Никаких правил применения пыток уже никто не соблюдал, особенно в Германии. Но даже там, где правил еще придерживались, это стало пустой формальностью. Светские суды словно старались перещеголять один другого по части пыток. В Тироле в 1505 году женщину пытали восемнадцать раз «за смешение дьявольских искусств». В Нордлингене, в 1589 году, Мария Холл, жена трактирщика, была подвергнута пыткам пятьдесят шесть раз. Изобретались особо изощренные способы. «Стул ведьмы» представлял собой железный стул с тупыми шипами по всей плоскости сидения, к которому приковывали обвиняемую. А под сиденьем разводили огонь. Этим приспособлением часто пользовались, иногда после перчаток со сжимающимися пальцами, раздавливания ног, бичевания, или наложения грузов. Смысл пытки заключалась в том, чтобы добыть истину. Боль приводила дух человека к последнему рубежу жизни; когда в нем не оставалось уже ничего человеческого от боли, когда человек пребывал практически в агонии, ему задавали вопрос и получали любой требуемый ответ. Но со временем доводить подсудимого до агонии стало неинтересно, куда более действенной считалась сама боль.

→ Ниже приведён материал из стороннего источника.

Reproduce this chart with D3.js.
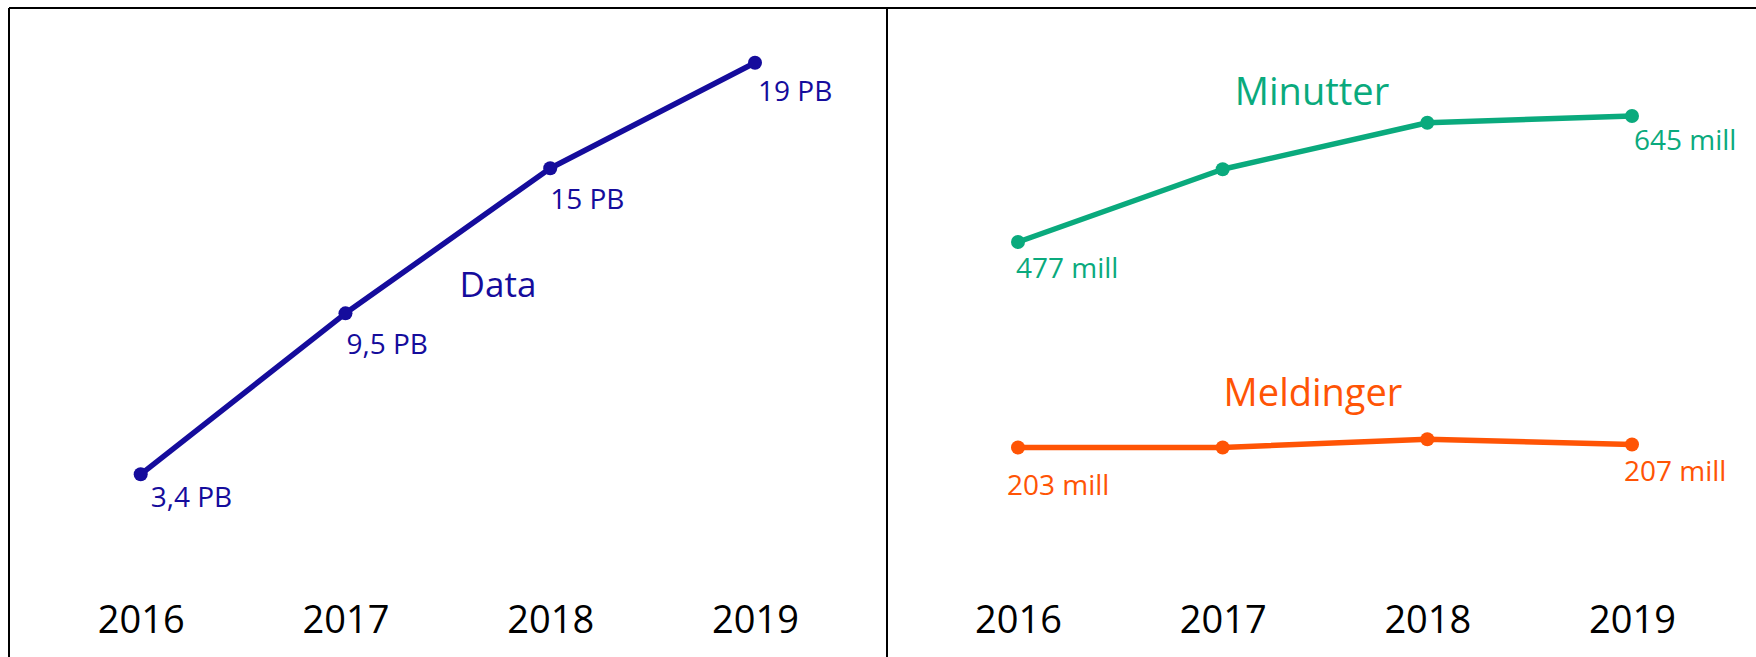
<!DOCTYPE html>
<html><head><meta charset="utf-8">
<script src="https://cdn.jsdelivr.net/npm/d3@7"></script>
<style>
html,body{margin:0;padding:0;background:#fff;}
svg{display:block;font-family:"Open Sans",sans-serif;}
</style></head>
<body>
<svg id="c" width="1756" height="657"></svg>
<script>
// ---- data ----
const years = ["2016","2017","2018","2019"];
const dataPB = [3.4, 9.5, 15, 19];
const dataLabels = ["3,4 PB","9,5 PB","15 PB","19 PB"];
const minutter = [477, 574, 636, 645];
const minutterLabels = ["477 mill", "", "", "645 mill"];
const meldinger = [203, 203, 214, 207];
const meldingerLabels = ["203 mill", "", "", "207 mill"];

// ---- layout ----
const W = 1756, H = 657;
const svg = d3.select("#c");
const cBlue = "#150c9c", cGreen = "#0aaa7d", cOrange = "#ff5405";

// frame
svg.append("line").attr("x1",9).attr("x2",W).attr("y1",8).attr("y2",8).attr("stroke","#000").attr("stroke-width",2);
svg.append("line").attr("x1",9).attr("x2",9).attr("y1",8).attr("y2",H).attr("stroke","#000").attr("stroke-width",2);
svg.append("line").attr("x1",887).attr("x2",887).attr("y1",8).attr("y2",H).attr("stroke","#000").attr("stroke-width",2);

const xL = d3.scalePoint().domain(years).range([140.7, 755]);
const xR = d3.scalePoint().domain(years).range([1018, 1632]);
const yL = d3.scaleLinear().domain([0, 20]).range([564, 564 - 20*26.385]);
const yR = d3.scaleLinear().domain([0, 700]).range([599.75, 599.75 - 700*0.75]);

function series(x, y, vals, labels, color, offs) {
  const pts = years.map((yr,i)=>({yr, v:vals[i], lab:labels[i]}));
  const line = d3.line().x(d=>x(d.yr)).y(d=>y(d.v));
  svg.append("path").datum(pts).attr("d", line).attr("fill","none")
     .attr("stroke", color).attr("stroke-width", 5.5).attr("stroke-linejoin","round");
  svg.selectAll(null).data(pts).enter().append("circle")
     .attr("cx", d=>x(d.yr)).attr("cy", d=>y(d.v)).attr("r", 7).attr("fill", color);
  svg.selectAll(null).data(pts.map((d,i)=>({...d, o:offs[i]}))).enter().append("text")
     .attr("x", d=>x(d.yr)+d.o[0]).attr("y", d=>y(d.v)+d.o[1])
     .attr("fill", color).attr("font-size", 28).text(d=>d.lab);
}

series(xL, yL, dataPB, dataLabels, cBlue, [[10,33],[1,41],[0,41],[3,38]]);
series(xR, yR, minutter, minutterLabels, cGreen, [[-2,36],[0,0],[0,0],[2,34]]);
series(xR, yR, meldinger, meldingerLabels, cOrange, [[-11,47],[0,0],[0,0],[-8,36]]);

// series titles
svg.append("text").attr("x", 498).attr("y", 297).attr("text-anchor","middle")
   .attr("fill", cBlue).attr("font-size", 35).text("Data");
svg.append("text").attr("x", 1312).attr("y", 105).attr("text-anchor","middle")
   .attr("fill", cGreen).attr("font-size", 38).text("Minutter");
svg.append("text").attr("x", 1313).attr("y", 406).attr("text-anchor","middle")
   .attr("fill", cOrange).attr("font-size", 38).text("Meldinger");

// year axes
const axL = d3.axisBottom(xL).tickSize(0).tickPadding(0);
const axR = d3.axisBottom(xR).tickSize(0).tickPadding(0);
[axL, axR].forEach(ax=>{
  const g = svg.append("g").attr("transform","translate(0,633)").call(ax);
  g.select(".domain").remove();
  g.selectAll("text").attr("dy", 0).attr("font-size", 38).attr("fill","#000")
   .attr("font-family","\"Open Sans\",sans-serif");
});
</script>
</body></html>
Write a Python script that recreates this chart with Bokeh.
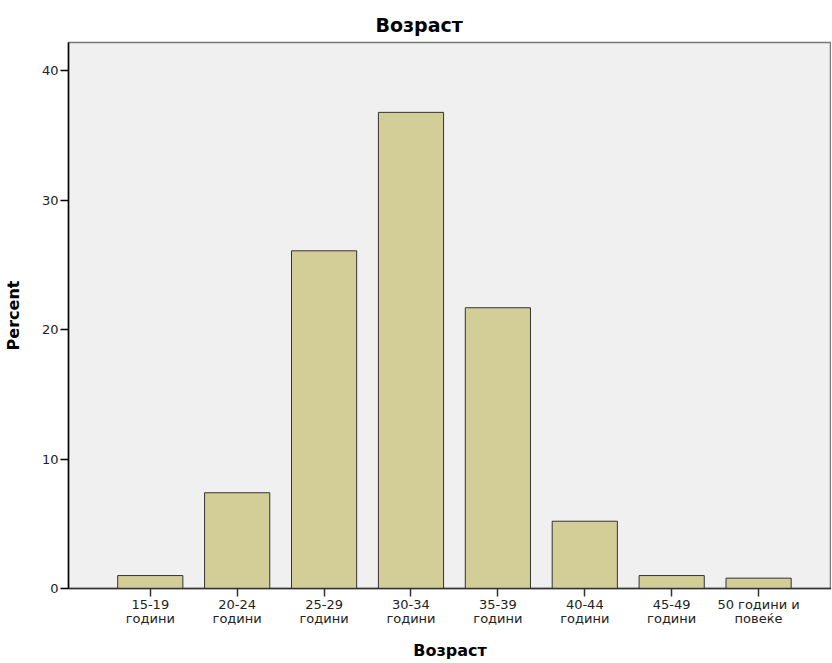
from bokeh.plotting import figure
from bokeh.models import Range1d, FixedTicker, ColumnDataSource
from bokeh.embed import file_html
from bokeh.resources import INLINE

# ---- data ----
age_groups = ["15-19\nгодини", "20-24\nгодини", "25-29\nгодини", "30-34\nгодини",
              "35-39\nгодини", "40-44\nгодини", "45-49\nгодини", "50 години и\nповеќе"]
percent = [1.0, 7.4, 26.1, 36.8, 21.7, 5.2, 1.0, 0.8]
y_ticks = [0, 10, 20, 30, 40]

xs = list(range(len(age_groups)))
src = ColumnDataSource(dict(x=xs, top=percent))

FONT = "DejaVu Sans"

p = figure(frame_width=763, frame_height=546,
           min_border_left=61, min_border_right=0, min_border_top=42, min_border_bottom=60,
           x_range=Range1d(-0.941, 7.839), y_range=Range1d(0, 42.2),
           output_backend="svg", toolbar_location=None, tools="",
           title="Возраст")

p.vbar(x="x", top="top", width=0.75, source=src,
       fill_color="#D3CE97", line_color="#333333", line_width=1)

p.background_fill_color = "#F0F0F0"
p.border_fill_color = "white"
p.outline_line_color = "#777777"
p.outline_line_width = 1.5
p.grid.visible = False

# title
p.title.text_font = FONT
p.title.text_font_size = "19px"
p.title.text_font_style = "bold"
p.title.text_color = "black"
p.title.align = "left"
p.title.offset = 307
p.title.standoff = 13

# y axis
ya = p.yaxis[0]
ya.ticker = FixedTicker(ticks=y_ticks)
ya.minor_tick_line_color = None
ya.major_tick_in = 0
ya.major_tick_out = 8
ya.major_tick_line_color = "black"
ya.major_tick_line_width = 1.5
ya.axis_line_color = "black"
ya.axis_line_width = 1.5
ya.major_label_standoff = 2
ya.major_label_text_font = FONT
ya.major_label_text_font_size = "13px"
ya.major_label_text_color = "#222222"
ya.axis_label = "Percent"
ya.axis_label_text_font = FONT
ya.axis_label_text_font_size = "16px"
ya.axis_label_text_font_style = "bold"
ya.axis_label_text_color = "black"
ya.axis_label_standoff = 16

# x axis
xa = p.xaxis[0]
xa.ticker = FixedTicker(ticks=xs)
xa.major_label_overrides = {i: lab for i, lab in enumerate(age_groups)}
xa.minor_tick_line_color = None
xa.major_tick_in = 0
xa.major_tick_out = 8
xa.major_tick_line_color = "#333333"
xa.major_tick_line_width = 1.5
xa.axis_line_color = "#333333"
xa.axis_line_width = 1.5
xa.major_label_standoff = 0
xa.major_label_text_font = FONT
xa.major_label_text_font_size = "13px"
xa.major_label_text_color = "#222222"
xa.major_label_text_line_height = 0.95
xa.axis_label = "Возраст"
xa.axis_label_text_font = FONT
xa.axis_label_text_font_size = "16px"
xa.axis_label_text_font_style = "bold"
xa.axis_label_text_color = "black"
xa.axis_label_standoff = 12

open("out.html", "w").write(file_html(p, INLINE))
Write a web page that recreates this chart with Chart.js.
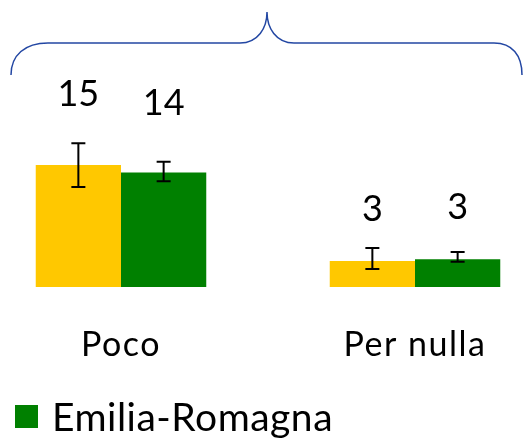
<!DOCTYPE html>
<html>
<head>
<meta charset="utf-8">
<script src="https://cdn.jsdelivr.net/npm/chart.js@4.4.1/dist/chart.umd.min.js"></script>
<style>
  html, body { margin: 0; padding: 0; background: #fff; overflow: hidden; }
  #wrap { position: absolute; left: -26px; top: 0; width: 588px; height: 440px; }
  #c { letter-spacing: 1.5px; }
</style>
</head>
<body>
<div id="wrap"><canvas id="c" width="588" height="440"></canvas></div>
<script>
const categories = ["Poco", "Per nulla"];
const seriesNames = ["Italia", "Emilia-Romagna"];
const italiaValues = [15.0, 3.2];
const erValues = [14.1, 3.4];
const italiaLow = [12.3, 2.2];
const italiaHigh = [17.7, 4.8];
const erLow = [13.0, 3.1];
const erHigh = [15.4, 4.3];
const italiaLabels = ["15", "3"];
const erLabels = ["14", "3"];

const FONT = "Lato, 'Open Sans', sans-serif";

const errorBarPlugin = {
  id: 'errorBars',
  afterDatasetsDraw(chart) {
    const ctx = chart.ctx;
    const y = chart.scales.y;
    chart.data.datasets.forEach((ds, di) => {
      const meta = chart.getDatasetMeta(di);
      meta.data.forEach((bar, i) => {
        const x = bar.x;
        const yl = y.getPixelForValue(ds.errLow[i]);
        const yh = y.getPixelForValue(ds.errHigh[i]);
        ctx.save();
        ctx.strokeStyle = '#000';
        ctx.lineWidth = 2;
        ctx.beginPath();
        ctx.moveTo(x, yl); ctx.lineTo(x, yh);
        ctx.moveTo(x - 7, yl); ctx.lineTo(x + 7, yl);
        ctx.moveTo(x - 7, yh); ctx.lineTo(x + 7, yh);
        ctx.stroke();
        ctx.restore();
        const h = bar.base - bar.y;
        const ly = bar.y - (46 + 0.2 * h);
        ctx.save();
        ctx.letterSpacing = '0px';
        ctx.fillStyle = '#000';
        ctx.font = '36px ' + FONT;
        ctx.textAlign = 'center';
        ctx.textBaseline = 'middle';
        ctx.fillText(ds.valueLabels[i], x, ly);
        ctx.restore();
      });
    });
  }
};

const bracePlugin = {
  id: 'brace',
  afterDraw(chart) {
    const ctx = chart.ctx;
    const ox = 26;
    ctx.save();
    ctx.strokeStyle = '#2347a3';
    ctx.lineWidth = 1.5;
    ctx.beginPath();
    ctx.moveTo(ox + 11, 75);
    ctx.bezierCurveTo(ox + 11, 55, ox + 25, 43, ox + 48, 43);
    ctx.lineTo(ox + 240, 43);
    ctx.bezierCurveTo(ox + 258, 43, ox + 267, 28, ox + 267, 12);
    ctx.bezierCurveTo(ox + 267, 28, ox + 276, 43, ox + 294, 43);
    ctx.lineTo(ox + 494, 43);
    ctx.bezierCurveTo(ox + 512, 43, ox + 522, 55, ox + 522, 75);
    ctx.stroke();
    ctx.restore();
  }
};

const legendPlugin = {
  id: 'customLegend',
  afterDraw(chart) {
    const ctx = chart.ctx;
    const ds = chart.data.datasets[1];
    ctx.save();
    ctx.fillStyle = ds.backgroundColor;
    ctx.fillRect(26 + 15, 405, 23, 23);
    ctx.letterSpacing = '0.5px';
    ctx.fillStyle = '#000';
    ctx.font = '39px ' + FONT;
    ctx.textAlign = 'left';
    ctx.textBaseline = 'alphabetic';
    ctx.fillText(ds.label, 26 + 52, 431);
    ctx.restore();
  }
};

new Chart(document.getElementById('c'), {
  type: 'bar',
  data: {
    labels: categories,
    datasets: [
      { label: seriesNames[0], data: italiaValues, backgroundColor: '#ffc800',
        errLow: italiaLow, errHigh: italiaHigh, valueLabels: italiaLabels },
      { label: seriesNames[1], data: erValues, backgroundColor: '#008000',
        errLow: erLow, errHigh: erHigh, valueLabels: erLabels }
    ]
  },
  options: {
    responsive: false,
    animation: false,
    devicePixelRatio: 1,
    layout: { padding: { top: 140.7, bottom: 53, left: 0, right: 0 } },
    datasets: { bar: { barPercentage: 1.0, categoryPercentage: 0.58 } },
    plugins: { legend: { display: false }, tooltip: { enabled: false } },
    scales: {
      y: { display: false, min: 0, max: 18 },
      x: {
        grid: { display: false, drawTicks: false },
        border: { display: false },
        ticks: { color: '#000', font: { family: FONT, size: 34 }, padding: 38 },
        afterFit: (s) => { s.height = 100; }
      }
    }
  },
  plugins: [errorBarPlugin, bracePlugin, legendPlugin]
});
</script>
</body>
</html>
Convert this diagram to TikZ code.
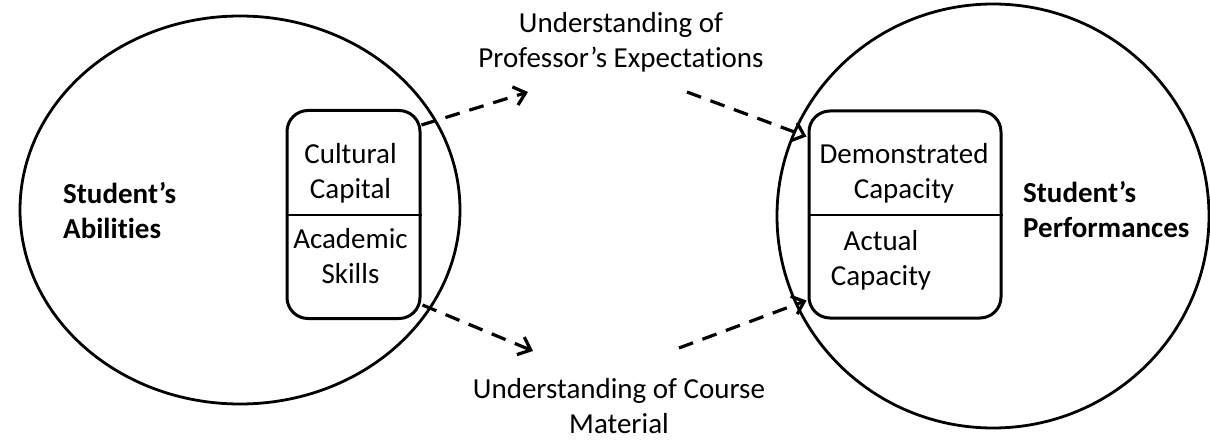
\documentclass[tikz,border=0pt]{standalone}
\usepackage{fontspec}
\setmainfont{Carlito}[Ligatures=NoCommon]
\usetikzlibrary{arrows.meta,calc}

% two-line text block whose baseline is that of its first line
\newcommand{\twoc}[2]{\begin{tabular}[t]{@{}c@{}}#1\\#2\end{tabular}}
\newcommand{\twol}[2]{\begin{tabular}[t]{@{}l@{}}#1\\#2\end{tabular}}

\begin{document}
\begin{tikzpicture}[x=1pt,y=-1pt,
  every node/.style={inner sep=0pt, font=\fontsize{29}{35}\selectfont},
  group/.style={draw, line width=2.8pt},
  panel/.style={draw, line width=3pt, rounded corners=21pt},
  divider/.style={line width=1.3pt},
  flow/.style={line width=3.2pt, dash pattern=on 15pt off 10pt,
    -{Straight Barb[length=11pt,width=19pt]}},
  label/.style={anchor=base}
]
\useasboundingbox (0,0) rectangle (1210,441);

% the two large groups
\draw[group] (240,210) ellipse [x radius=220, y radius=194];
\draw[group] (993,216) ellipse [x radius=216, y radius=212];

% inner panels
\node[panel, minimum width=133pt, minimum height=208pt] (lbox) at (353.5,214.5) {};
\node[panel, minimum width=192pt, minimum height=207pt] (rbox) at (905,214.5) {};
\draw[divider] (lbox.west |- 0,215) -- (lbox.east |- 0,215);
\draw[divider] (rbox.west |- 0,215) -- (rbox.east |- 0,215);

% panel texts
\node[label] (cc) at (350.5,164) {\twoc{Cultural}{Capital}};
\node[label] (as) at (350.5,248) {\twoc{Academic}{Skills}};
\node[label] (dc) at (904,164) {\twoc{Demonstrated}{Capacity}};
\node[label] (ac) at (881,250) {\twoc{Actual}{Capacity}};

% group titles
\node[anchor=base west] (sa) at (63,203) {\bfseries\twol{Student’s}{Abilities}};
\node[anchor=base west] (sp) at (1023,202) {\bfseries\twol{Student’s}{Performances}};

% intermediate understandings
\node[anchor=north, align=center] (pe) at (621,12) {Understanding of\\Professor’s Expectations};
\node[anchor=south, align=center] (cm) at (619,434) {Understanding of Course\\Material};

% connector ends
\coordinate (pe-in)  at (528,92);
\coordinate (pe-out) at (687,92);
\coordinate (cm-in)  at (533,351);
\coordinate (cm-out) at (679,348);

\draw[flow] ($(lbox.north east)+(0,16)$) -- (pe-in);
\draw[flow] ($(lbox.south east)+(1,-15)$) -- (cm-in);
\draw[flow] (pe-out) -- ($(rbox.north west)+(-1,27)$);
\draw[flow] (cm-out) -- ($(rbox.south west)+(-1,-19)$);
\end{tikzpicture}
\end{document}
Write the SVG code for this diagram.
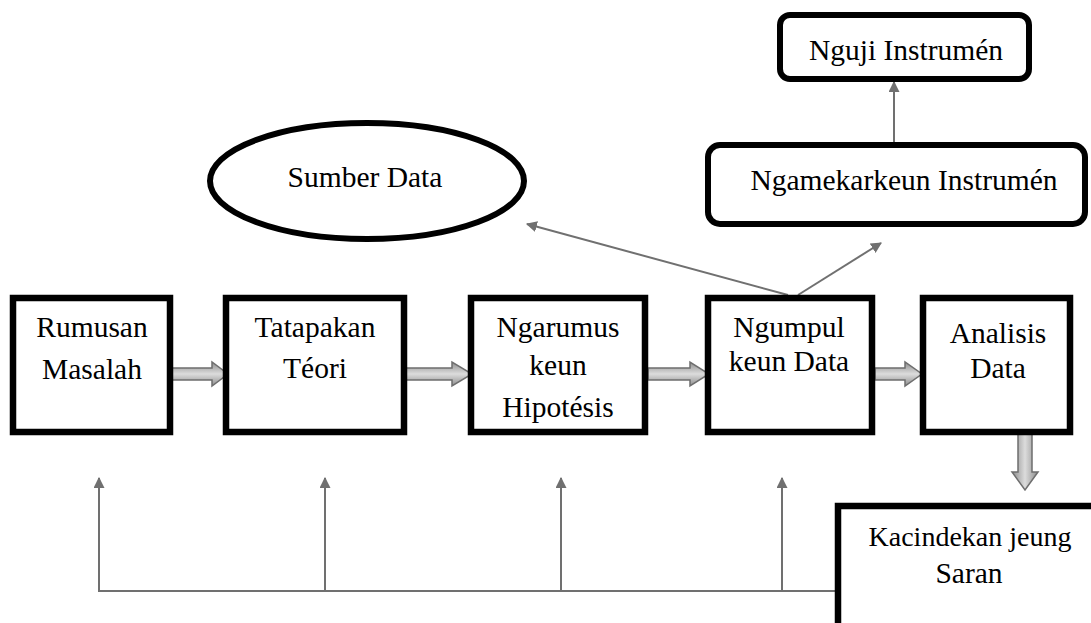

В Бамберге была построена специальная тюрьма для ведьм. Это было большое здание с центральным коридором и камерами по сторонам. В глубине располагалась камера для пыток. Внизу протекал ручей. Имелась также часовня. Над главной дверью стояла статуя богини правосудия и была высечена строка от Вергилия: «Discite justitiam moniti et non temnere divos» («Учись справедливости и не будь неуважительным по отношению к богам» — лат.). Приводилась также цитата из Первой Книги Царств: «и этот дом, который так высок [опустеет], и всякий, проходящий мимо него, будет поражен и будет шипеть; и когда они скажут: зачем Господь так поступил с этой землёй и сего дома? Им ответят: за то, что они оставили Господа Бога своего, Который вывел отцов своих из земли Египетской, и возложил руки на других богов, и поклонился им, и служил им; поэтому Господь навел на них все это зло».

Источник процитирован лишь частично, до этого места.